C21 nuances associated with environment are not always easy to distinguish. In political and media discourse, speakers often shift between them without acknowledging they are doing so. An example of this can be seen in a 2003 UK newspaper interview with Margaret Beckett, a former UK Secretary of State for Environment, Food, and Rural Affairs, whose first two uses of the word suggest the “natural world” sense, while the third shows a more specific, modified sense:

The whole environment debate has been seen as either a rural thing or a concern only of the Greens. . . . What is needed now is to mainstream it, and to show the links between social justice, poverty and the environment. We must recognise that poverty goes hand in hand with environmental degradation. If you destroy your environment then you are impoverishing yourself at a later time.

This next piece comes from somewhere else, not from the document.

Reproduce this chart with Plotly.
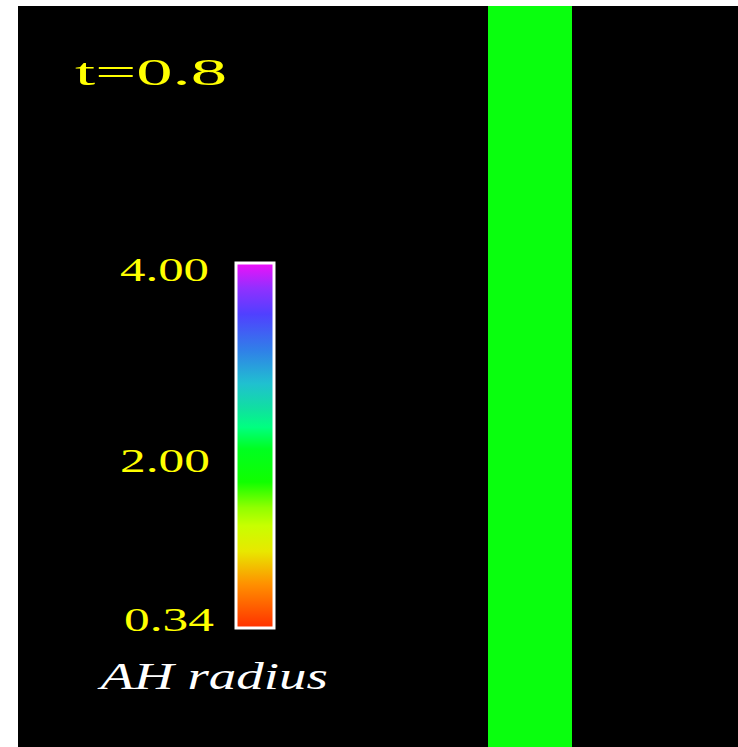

This foregrounds the connection between the natural world in general and the immediate circumstances of individuals. But the connections made between environment and social issues blur an important distinction between physical surroundings and non-physical context. In this regard, contemporary use of environment shows complications that highlight both the political significance of the word and the intractability of debates in which it has become an essential term.